2. Your APR may change with a late payment
Credit card issuers are required to comply with federal law that offers protections to consumers. For example, credit card issuers are not allowed to increase your rate within the first year of obtaining your new card, but there are some exceptions. For example, if you're over 60 days late on making a minimum payment, your issuer may have the right to raise your rate, even if you took advantage of a low intro APR.
"Say you're 60 days late on a credit card, your penalty APR can shoot up over 29 percent," Stockwell says. "It can stay that way for quite a while."
He added: "The best advice I can give is always try to make that minimum payment, no matter what, if you don't want to worry about a major problem with your APR."
3. You can try to (temporarily) beat a high APR with a balance transfer
If you're carrying a credit card balance with a high APR, then you may be able take advantage of a low intro APR credit card offer. Use the introductory rate time period - often anywhere from 12 to 21 months - to try to pay off your debt. But remember, when deciding whether to use a balance transfer, weigh the costs, such as fees, associated with balance transfer offers.
"This is a golden opportunity to pay off your debt interest-free," Harzog says. But be careful, because if your intro rate ends and you still have debt, you'll be responsible for interest payments.
4. You can have different APRs for different types of balances
You can have a different APR for a prior balance, new purchases, and cash advances.
For example, a credit card issuer may be able to raise your interest rate if you are given 45 days' notice, but that may only apply to new purchases, Stockwell says, not your outstanding balance.

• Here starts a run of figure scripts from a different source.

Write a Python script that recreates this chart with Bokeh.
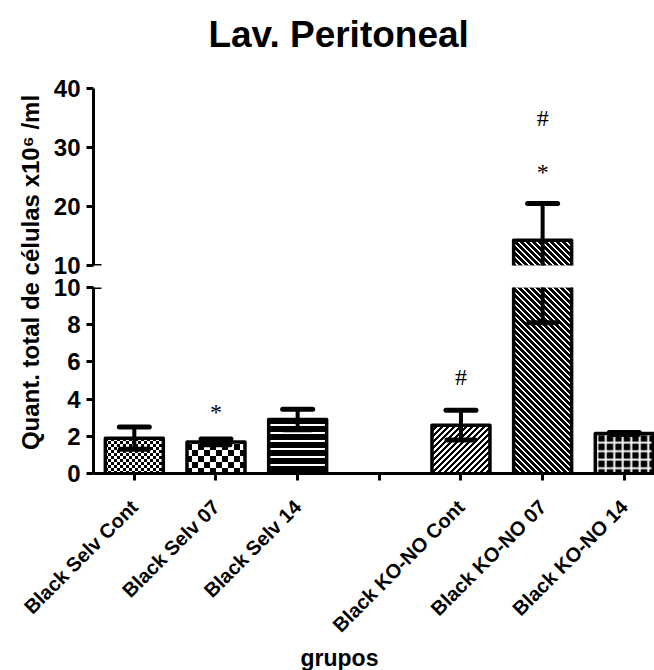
import math, zlib, struct, base64
from bokeh.plotting import figure
from bokeh.layouts import row, column
from bokeh.models import ColumnDataSource, Range1d, FixedTicker, ImageURLTexture
from bokeh.core.properties import value
from bokeh.embed import file_html
from bokeh.resources import INLINE

# ---------------- data ----------------
groups = ["Black Selv Cont", "Black Selv 07", "Black Selv 14",
          "Black KO-NO Cont", "Black KO-NO 07", "Black KO-NO 14"]
slots = [0, 1, 2, 4, 5, 6]          # slot 3 is an empty gap on the axis
means = [1.9, 1.7, 2.9, 2.6, 14.3, 2.15]
errors = [0.6, 0.15, 0.55, 0.8, 6.2, 0.05]

sig_slots = [1, 4, 5, 5]
sig_values = [3.3, 5.2, 25.9, 35.0]
sig_marks = ["*", "#", "*", "#"]

lower_ticks = [0, 2, 4, 6, 8, 10]
upper_ticks = [10, 20, 30, 40]
axis_break = 10
upper_top = 40
all_slots = [0, 1, 2, 3, 4, 5, 6]

title_text = "Lav. Peritoneal"
x_title = "grupos"
y_title = "Quant. total de células x10\u2076 /ml"

# ---------------- styles ----------------
patterns = ["chk_fine", "chk_coarse", "horizontal_line",
            "diag_up", "diag_down", "cross"]
hatch_scales = [6, 12, 8, 6, 6, 8.5]
hatch_weights = [1, 1, 2, 1, 1, 2]
FONT = "Liberation Sans"
BAR_W = 0.71
X_START, X_END = -0.5, 6.37
FRAME_LEFT, FRAME_W = 93, 561          # pixels
PX_PER_SLOT = FRAME_W / (X_END - X_START)


def png_url(n, white):
    rows = []
    for j in range(n):
        r = bytearray()
        for i in range(n):
            r += bytes([255, 255, 255]) if white(i, j) else bytes([0, 0, 0])
        rows.append(b"\x00" + bytes(r))
    raw = b"".join(rows)

    def chunk(t, d):
        return struct.pack(">I", len(d)) + t + d + struct.pack(">I", zlib.crc32(t + d) & 0xffffffff)

    png = (b"\x89PNG\r\n\x1a\n"
           + chunk(b"IHDR", struct.pack(">IIBBBBB", n, n, 8, 2, 0, 0, 0))
           + chunk(b"IDAT", zlib.compress(raw))
           + chunk(b"IEND", b""))
    return "data:image/png;base64," + base64.b64encode(png).decode()


hatch_extra = {
    "chk_fine": ImageURLTexture(url=png_url(6, lambda i, j: ((i // 3) + (j // 3)) % 2 == 0)),
    "chk_coarse": ImageURLTexture(url=png_url(12, lambda i, j: ((i // 6) + (j // 6)) % 2 == 0)),
    "diag_up": ImageURLTexture(url=png_url(6, lambda i, j: (i + j) % 6 < 3)),
    "diag_down": ImageURLTexture(url=png_url(6, lambda i, j: (i - j) % 6 < 2)),
}


def make_source(keep):
    idx = [i for i in range(len(means)) if keep(means[i])]
    h = BAR_W / 2
    return ColumnDataSource(dict(
        x=[slots[i] for i in idx],
        top=[means[i] for i in idx],
        lower=[means[i] - errors[i] for i in idx],
        upper=[means[i] + errors[i] for i in idx],
        pattern=[patterns[i] for i in idx],
        scale=[hatch_scales[i] for i in idx],
        weight=[hatch_weights[i] for i in idx],
        xs=[[slots[i] - h, slots[i] - h, slots[i] + h, slots[i] + h] for i in idx],
        ys=[[0, means[i], means[i], 0] for i in idx],
    ))


x_range = Range1d(X_START, X_END)


def blank(p):
    p.grid.visible = False
    p.outline_line_color = None
    p.background_fill_color = "white"
    p.border_fill_color = "white"


def style_y(ax, ticks):
    ax.ticker = FixedTicker(ticks=ticks)
    ax.axis_line_width = 3
    ax.axis_line_color = "black"
    ax.major_tick_line_width = 3
    ax.major_tick_line_color = "black"
    ax.major_tick_out = 7
    ax.major_tick_in = 0
    ax.minor_tick_line_color = None
    ax.major_label_text_font = FONT
    ax.major_label_text_font_style = "bold"
    ax.major_label_text_font_size = "24px"
    ax.major_label_text_color = "black"
    ax.major_label_standoff = 6


def draw(p, src, lo, hi):
    p.vbar(x="x", top="top", bottom=0, width=BAR_W, source=src,
           fill_color="black", line_color=None,
           hatch_pattern="pattern", hatch_color="white", hatch_scale="scale",
           hatch_weight="weight", hatch_extra=hatch_extra)
    p.multi_line(xs="xs", ys="ys", source=src, line_color="black", line_width=3.5,
                 line_join="round")
    p.segment(x0="x", y0="lower", x1="x", y1="upper", source=src,
              line_color="black", line_width=4)
    p.scatter(x="x", y="upper", source=src, marker="dash", size=30,
              line_color="black", line_width=5, line_cap="round")
    p.scatter(x="x", y="lower", source=src, marker="dash", size=28,
              line_color="black", line_width=5, line_cap="round")
    # axis-break mark (half clipped by the frame, so only its right half shows)
    p.scatter(x=[X_START], y=[axis_break], marker="dash", size=16,
              line_color="black", line_width=3)
    idx = [i for i, v in enumerate(sig_values) if lo <= v <= hi]
    p.text(x=[sig_slots[i] for i in idx], y=[sig_values[i] for i in idx],
           text=[sig_marks[i] for i in idx],
           text_font=value("Liberation Serif"), text_font_size="24px",
           text_align="center", text_baseline="middle", text_color="black")
    blank(p)


# ---------------- title strip ----------------
title_fig = figure(width=654, height=60, x_range=Range1d(0, 1), y_range=Range1d(0, 1),
                   output_backend="svg", toolbar_location=None,
                   x_axis_type=None, y_axis_type=None,
                   min_border_left=0, min_border_right=0, min_border_top=0, min_border_bottom=0)
title_fig.text(x=[0.517], y=[0.44], text=[title_text],
               text_font=value(FONT), text_font_style="bold", text_font_size="37px",
               text_align="center", text_baseline="middle", text_color="black")
blank(title_fig)

# ---------------- upper segment ----------------
upper = figure(width=606, height=216, x_range=x_range, y_range=Range1d(axis_break, upper_top),
               output_backend="svg", toolbar_location=None,
               min_border_left=45, min_border_right=0, min_border_top=28, min_border_bottom=11)
draw(upper, make_source(lambda m: m > axis_break), axis_break, upper_top)
upper.xaxis.visible = False
style_y(upper.yaxis[0], upper_ticks)

# ---------------- lower segment ----------------
lower = figure(width=606, height=211, x_range=x_range, y_range=Range1d(0, axis_break),
               output_backend="svg", toolbar_location=None,
               min_border_left=45, min_border_right=0, min_border_top=11, min_border_bottom=14)
draw(lower, make_source(lambda m: True), 0, axis_break)
style_y(lower.yaxis[0], lower_ticks)
xa = lower.xaxis[0]
xa.ticker = FixedTicker(ticks=all_slots)
xa.major_label_overrides = {s: "" for s in all_slots}
xa.major_label_text_font_size = "0px"
xa.major_label_standoff = 0
xa.axis_line_width = 3
xa.axis_line_color = "black"
xa.major_tick_line_width = 3
xa.major_tick_line_color = "black"
xa.major_tick_out = 7
xa.major_tick_in = 0
xa.minor_tick_line_color = None

# ---------------- category labels + x title (full width, same slot scale) ----------------
cat_range = Range1d(X_START - FRAME_LEFT / PX_PER_SLOT, X_END)
cat = figure(width=654, height=183, x_range=cat_range, y_range=Range1d(0, 1),
             output_backend="svg", toolbar_location=None,
             x_axis_type=None, y_axis_type=None,
             min_border_left=0, min_border_right=0, min_border_top=0, min_border_bottom=0)
cat.text(x=slots, y=[0.9126] * len(slots), text=groups, angle=math.pi / 4,
         text_font=value(FONT), text_font_style="bold", text_font_size="20px",
         text_align="right", text_baseline="middle", text_color="black")
cat.text(x=[2.512], y=[0.0656], text=[x_title],
         text_font=value(FONT), text_font_style="bold", text_font_size="23px",
         text_align="center", text_baseline="middle", text_color="black")
blank(cat)

# ---------------- y-axis title spanning both segments ----------------
lab = figure(width=48, height=427, x_range=Range1d(0, 1), y_range=Range1d(0, 1),
             output_backend="svg", toolbar_location=None,
             x_axis_type=None, y_axis_type=None,
             min_border_left=0, min_border_right=0, min_border_top=0, min_border_bottom=0)
lab.text(x=[0.615], y=[0.5035], text=[y_title], angle=math.pi / 2,
         text_font=value(FONT), text_font_style="bold", text_font_size="24px",
         text_align="center", text_baseline="middle", text_color="black")
blank(lab)

layout = column(title_fig, row(lab, column(upper, lower)), cat)
open("out.html", "w").write(file_html(layout, INLINE))
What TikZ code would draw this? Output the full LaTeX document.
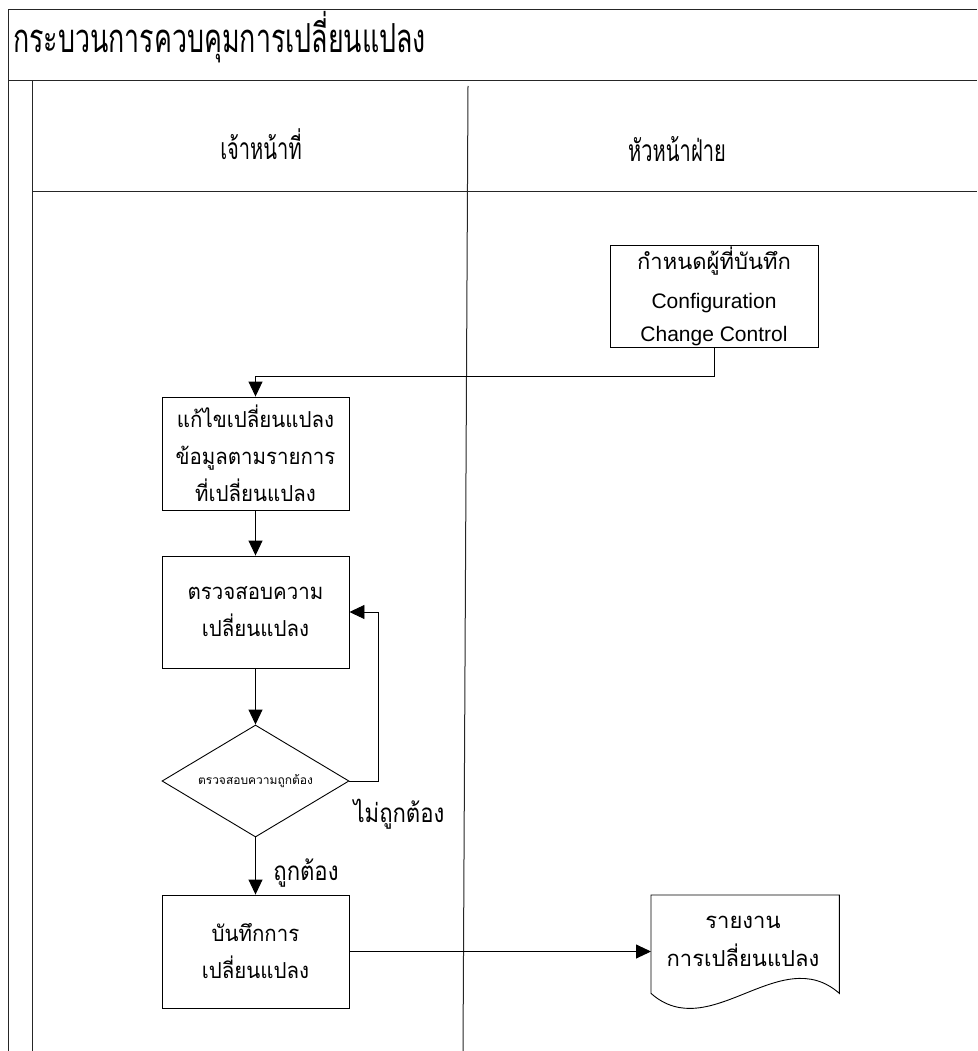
\documentclass[tikz,border=0pt]{standalone}
\usepackage{fontspec}
\usetikzlibrary{shapes.geometric,arrows.meta,calc}
\newfontfamily\thaititle[Script=Thai,FakeStretch=0.67]{Loma}
\newfontfamily\thailabel[Script=Thai,FakeStretch=0.85]{Loma}
\newfontfamily\thaistep[Script=Thai,FakeStretch=0.93]{Loma}
\newfontfamily\thaibox[Script=Thai]{Loma}
\newfontfamily\arialfont{Liberation Sans}

\begin{document}
\begin{tikzpicture}[x=1pt,y=-1pt,
  frame/.style={line width=1pt,draw=black!85},
  proc/.style={draw,line width=0.9pt,minimum width=187pt,minimum height=113pt,
    inner sep=0pt,align=center,font=\thaistep\fontsize{22}{37}\selectfont},
  arr/.style={-{Triangle[length=15pt,width=14pt]},line width=0.9pt},
  head/.style={anchor=base,font=\thaititle\fontsize{30}{30}\selectfont},
  lbl/.style={anchor=base,font=\thailabel\fontsize{26}{26}\selectfont}]
\useasboundingbox (0,0) rectangle (977,1051);

% pool frame and swimlanes
\draw[frame] (8,1051) -- (8,10) -- (977,10);
\draw[frame] (8,81) -- (977,81);
\draw[frame] (32,81) -- (32,1051);
\draw[frame] (32,191) -- (977,191);
\draw[frame] (468,86) -- (463,1051);

\node[anchor=base west,inner sep=0pt,font=\thaititle\fontsize{40}{40}\selectfont] (title) at (13,53) {กระบวนการควบคุมการเปลี่ยนแปลง};
\node[head] (laneA) at (261,160) {เจ้าหน้าที่};
\node[head] (laneB) at (677,162) {หัวหน้าฝ่าย};

% process steps
\node[proc,minimum width=208pt,minimum height=102pt,
  font=\fontsize{21}{33}\selectfont] (config) at (714,296)
  {{\thaibox\fontsize{22}{22}\selectfont กำหนดผู้ที่บันทึก}\\[6pt]\arialfont Configuration\\\arialfont Change Control};
\node[proc] (fix) at (255.5,453.5) {แก้ไขเปลี่ยนแปลง\\ข้อมูลตามรายการ\\ที่เปลี่ยนแปลง};
\node[proc,minimum height=112pt] (check) at (255.5,612) {ตรวจสอบความ\\เปลี่ยนแปลง};
\node[draw,diamond,line width=0.9pt,shape aspect=1.67,minimum width=187pt,minimum height=112pt,
  inner sep=0pt,font=\thaibox\fontsize{12}{12}\selectfont] (verify) at (255.5,781) {ตรวจสอบความถูกต้อง};
\node[proc] (record) at (255.5,951.5) {บันทึกการ\\เปลี่ยนแปลง};

% report document
\node[minimum width=188pt,minimum height=98pt,inner sep=0pt,anchor=north west] (report) at (651,895) {};
\draw[line width=0.9pt] (report.north west) -- (report.south west)
  .. controls ($(report.south west)+(59,52)$) and ($(report.south east)+(-59,-52)$) .. (report.south east)
  -- (report.north east) -- cycle;
\node[anchor=base,font=\thaibox\fontsize{22}{22}\selectfont] (reportA) at (743,928) {รายงาน};
\node[anchor=base,font=\thaibox\fontsize{22}{22}\selectfont] (reportB) at (743,966) {การเปลี่ยนแปลง};

% connectors
\draw[arr] (config.south) -- ++(0,29) -| (fix.north);
\draw[arr] (fix) -- (check);
\draw[arr] (check) -- (verify);
\draw[arr] (verify.east) -- ++(29,0) |- (check.east);
\draw[arr] (verify) -- (record);
\draw[arr] (record.east) -- (record.east -| report.west);

\node[lbl] (nok) at (399,822) {ไม่ถูกต้อง};
\node[lbl] (ok) at (306,880) {ถูกต้อง};
\end{tikzpicture}
\end{document}
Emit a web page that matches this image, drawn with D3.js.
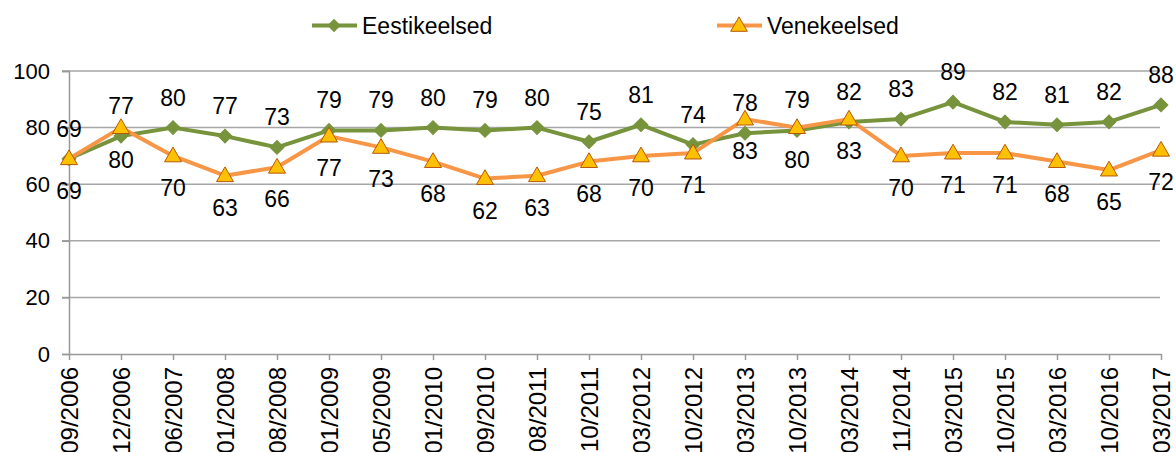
<!DOCTYPE html>
<html><head><meta charset="utf-8">
<script src="https://cdn.jsdelivr.net/npm/d3@7"></script>
<style>
html,body{margin:0;padding:0;background:#fff;}
svg{display:block;}
text{font-family:"Liberation Sans",Arial,sans-serif;fill:#000;}
</style></head>
<body>
<svg id="chart" width="1176" height="452"></svg>
<script>
const categories = ["09/2006","12/2006","06/2007","01/2008","08/2008","01/2009","05/2009","01/2010","09/2010","08/2011","10/2011","03/2012","10/2012","03/2013","10/2013","03/2014","11/2014","03/2015","10/2015","03/2016","10/2016","03/2017"];
const eesti = [69,77,80,77,73,79,79,80,79,80,75,81,74,78,79,82,83,89,82,81,82,88];
const vene  = [69,80,70,63,66,77,73,68,62,63,68,70,71,83,80,83,70,71,71,68,65,72];
const yTicks = [0,20,40,60,80,100];
const seriesNames = ["Eestikeelsed","Venekeelsed"];

const svg = d3.select("#chart");
const x = d3.scalePoint().domain(categories).range([69,1161]);
const y = d3.scaleLinear().domain([0,100]).range([354,71]);

const greenC = "#77933C", orangeC = "#F79646", triFill = "#FFC000", triStroke = "#B65708";
const fsLabel = 23, fsY = 22, fsX = 24;
const fam = "Liberation Sans, Arial, sans-serif";

// gridlines
svg.append("g").selectAll("line").data(yTicks.filter(d=>d>0)).join("line")
  .attr("x1",62).attr("x2",1160).attr("y1",d=>y(d)).attr("y2",d=>y(d))
  .attr("stroke","#a6a6a6").attr("stroke-width",1.5);

// y axis
const yAxis = d3.axisLeft(y).tickValues(yTicks).tickSize(7).tickPadding(12);
const gy = svg.append("g").attr("transform","translate(69,0)").call(yAxis);
gy.select(".domain").attr("stroke","#999").attr("stroke-width",1.5);
gy.selectAll(".tick line").attr("stroke","#999").attr("stroke-width",1.5);
gy.selectAll(".tick text").style("font-size",fsY+"px").style("font-family",fam).attr("fill","#000");

// x axis
const xAxis = d3.axisBottom(x).tickSize(6).tickSizeOuter(0);
const gx = svg.append("g").attr("transform","translate(0,354)").call(xAxis);
gx.select(".domain").attr("stroke","#999").attr("stroke-width",1.5);
gx.selectAll(".tick line").attr("stroke","#999").attr("stroke-width",1.5);
gx.selectAll(".tick text")
  .style("font-size",fsX+"px").style("font-family",fam).attr("fill","#000")
  .attr("transform","rotate(-90)").attr("text-anchor","end")
  .attr("x",-13).attr("y",0).attr("dy","0.36em");

const line = d3.line().x((d,i)=>x(categories[i])).y(d=>y(d));

// green series
svg.append("path").datum(eesti).attr("d",line).attr("fill","none")
  .attr("stroke",greenC).attr("stroke-width",4).attr("stroke-linejoin","round");
svg.append("g").selectAll("path").data(eesti).join("path")
  .attr("d", d3.symbol().type(d3.symbolSquare).size(95))
  .attr("transform",(d,i)=>`translate(${x(categories[i])},${y(d)}) rotate(45)`)
  .attr("fill",greenC).attr("stroke",greenC).attr("stroke-width",1);

// orange series
svg.append("path").datum(vene).attr("d",line).attr("fill","none")
  .attr("stroke",orangeC).attr("stroke-width",4).attr("stroke-linejoin","round");
const tri = d3.symbol().type(d3.symbolTriangle).size(125);
svg.append("g").selectAll("path").data(vene).join("path")
  .attr("d",tri)
  .attr("transform",(d,i)=>`translate(${x(categories[i])},${y(d)+1})`)
  .attr("fill",triFill).attr("stroke",triStroke).attr("stroke-width",1);

// data labels
svg.append("g").selectAll("text").data(eesti).join("text")
  .attr("x",(d,i)=>x(categories[i])).attr("y",d=>y(d)-30).attr("dy","0.35em")
  .attr("text-anchor","middle").style("font-size",fsLabel+"px").text(d=>d);
svg.append("g").selectAll("text").data(vene).join("text")
  .attr("x",(d,i)=>x(categories[i])).attr("y",d=>y(d)+32).attr("dy","0.35em")
  .attr("text-anchor","middle").style("font-size",fsLabel+"px").text(d=>d);

// legend
const leg = svg.append("g");
const lx = [312,717];
seriesNames.forEach((name,k)=>{
  const g = leg.append("g").attr("transform",`translate(${lx[k]},25.5)`);
  g.append("line").attr("x1",0).attr("x2",45).attr("y1",0).attr("y2",0)
    .attr("stroke",k===0?greenC:orangeC).attr("stroke-width",4);
  if(k===0){
    g.append("path").attr("d",d3.symbol().type(d3.symbolSquare).size(90)())
      .attr("transform","translate(22,0) rotate(45)").attr("fill",greenC);
  } else {
    g.append("path").attr("d",d3.symbol().type(d3.symbolTriangle).size(120)())
      .attr("transform","translate(22,1)").attr("fill",triFill).attr("stroke",triStroke).attr("stroke-width",1);
  }
  g.append("text").attr("x",50).attr("y",0).attr("dy","0.35em")
    .style("font-size",fsLabel+"px").text(name);
});
</script>
</body></html>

Or, if you have a low intro rate on purchases but you take out a cash advance, you may pay the cash advance APR instead of the regular or promotional APR.
5. Avoid carrying a balance on your credit card
If you'd rather not think about the cost of borrowing using your credit card at all, then consider paying off your statement balance in full each month.
In most cases, "with credit cards, pay your bill in full and on time, and then your APR doesn't even matter," Harzog says. Many credit card issuers give cardholders a grace period during which interest is not owed if the statement balance is paid in full by the due date.
The best way to learn how APR affects you is to read your terms and conditions, noting the differences between transactions, and making sure to pay your bill on time - since late fees will make the cost of credit card borrowing even greater.